On weeks when conventional berries are advertised, “organic berries should be priced relative and clearly signed,” says Jay Schneider, produce direector at Acme Markets, headquartered in Malvern, PA. That will help both products perform better, he adds.

Another way to increase sales is to make sure berries are kept in premium condition. “Organic berries do best in refrigeration,” says Schneider. “From coming off the truck to the cooler and display, make sure they stay cold.”

“Retailers sometimes have the best of intentions by putting out berries on an endcap unrefrigerated,” says Gary Wishnatzki, owner of Wish Farms in Plant City, FL. “They put them out with the idea they’re going to turn over quickly. That’s fine if you have good movement, but most retailers don’t have the staff to make sure the berries turn over in a short amount of time. You have some units that sit out for a full day or more, and those get to the consumer and they don’t have a good experience. My best advice is always keep them refrigerated. You may sacrifice a few sales in the short term, but sales in the long term will make up for it.”

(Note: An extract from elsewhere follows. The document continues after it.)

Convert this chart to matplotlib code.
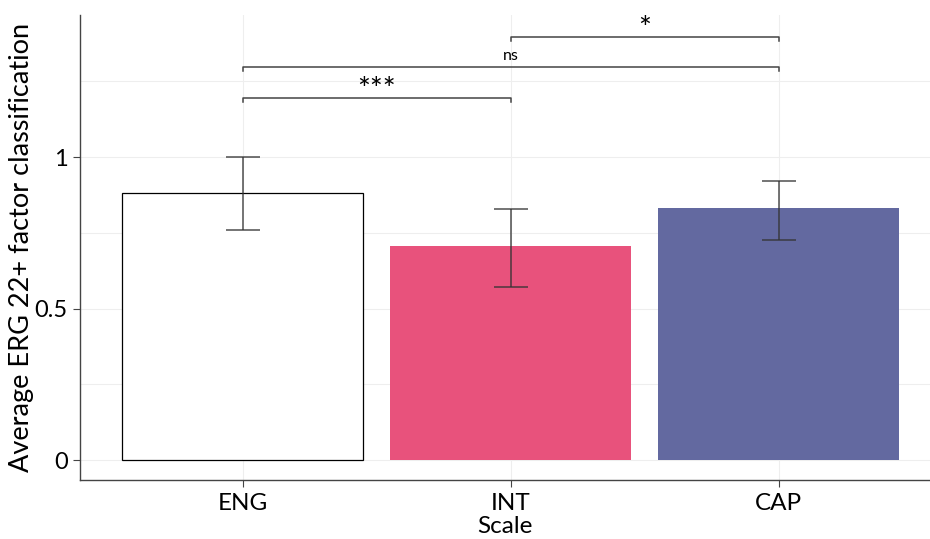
import matplotlib
matplotlib.use("Agg")
import matplotlib.pyplot as plt
import numpy as np

categories = ["ENG", "INT", "CAP"]
means = [0.881, 0.706, 0.832]
err_low = [0.759, 0.571, 0.726]
err_high = [1.0, 0.828, 0.921]
bar_colors = ["white", "#E8527C", "#6369A0"]
edge_colors = ["black", "none", "none"]
comparisons = [(0, 1, "***", 1.195), (0, 2, "ns", 1.297), (1, 2, "*", 1.396)]
yticks = [0, 0.5, 1]
yticklabels = ["0", "0.5", "1"]

plt.rcParams['font.family'] = ['Lato', 'DejaVu Sans']

fig = plt.figure(figsize=(9.3, 5.39), dpi=100)
ax = fig.add_axes([80/930, (539-480)/539, 850/930, (480-15)/539])

x = np.arange(len(categories))
for i in range(len(categories)):
    ax.bar(x[i], means[i], width=0.9, color=bar_colors[i], edgecolor=edge_colors[i],
           linewidth=0.9 if edge_colors[i] != "none" else 0, zorder=2)
lower = np.array(means) - np.array(err_low)
upper = np.array(err_high) - np.array(means)
ax.errorbar(x, means, yerr=[lower, upper], fmt="none", ecolor="#333333", alpha=0.8,
            elinewidth=1.2, capsize=12, capthick=1.2, zorder=3)

for a, b, label, y in comparisons:
    h = 0.012
    ax.plot([x[a], x[a], x[b], x[b]], [y - h, y, y, y - h], color="#444444", lw=1.1, zorder=4)
    fs = 11.5 if label == "ns" else 22
    dy = 0.012 if label == "ns" else -0.02
    ax.text((x[a] + x[b]) / 2, y + dy, label, ha="center", va="bottom", fontsize=fs, color="black")

ax.set_xlim(-0.608, 2.565)
ax.set_ylim(-0.066, 1.469)
ax.set_xticks(x)
ax.set_xticklabels(categories, fontsize=17.5)
ax.set_yticks(yticks)
ax.set_yticklabels(yticklabels, fontsize=17)
ax.set_yticks([0.25, 0.75, 1.25], minor=True)
ax.tick_params(axis="y", which="minor", length=0)
ax.grid(True, which="both", color="#eeeeee", lw=0.8, zorder=0)
ax.set_axisbelow(True)
ax.tick_params(axis="both", which="major", length=5, color="#444444", pad=4)
for s in ["top", "right"]:
    ax.spines[s].set_visible(False)
for s in ["left", "bottom"]:
    ax.spines[s].set_color("#444444")
    ax.spines[s].set_linewidth(1.0)
ax.set_xlabel("Scale", fontsize=17.5, labelpad=1.5)
ax.set_ylabel("Average ERG 22+ factor classification", fontsize=19.5, labelpad=0)

fig.savefig("out.png", dpi=100)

Shoppers often think of berries as a snacking item, but there are many great ways to cook with them, points out Karen Avinelis, president, founder and R&D director of Thomas Creek Farms in Jefferson, OR. In addition to adding blueberries to yogurt, cereal and smoothies, they can be simmered into a sauce and used as a topping for pork or chicken. Blueberry compote is delicious on Brie cheese. “You can put it over sweet potatoes, white or Yukon gold potatoes, or other vegetables.” Sharing recipe cards encourages consumers to purchase berries for munching and cooking.

Avinelis is also a proponent of in-store cooking demonstrations. “Think about it — the customers are in the store walking around, trying to figure out what they’re going to fix for dinner. If you’ve got somebody in the store doing a cooking demonstration, the bells and whistles start going off in their head. I love it when I go into a grocery store and see a cooking demo happening. I always pay attention to what they’re doing and what they use and how much I need to grab off the produce shelf so I can go home and make it.”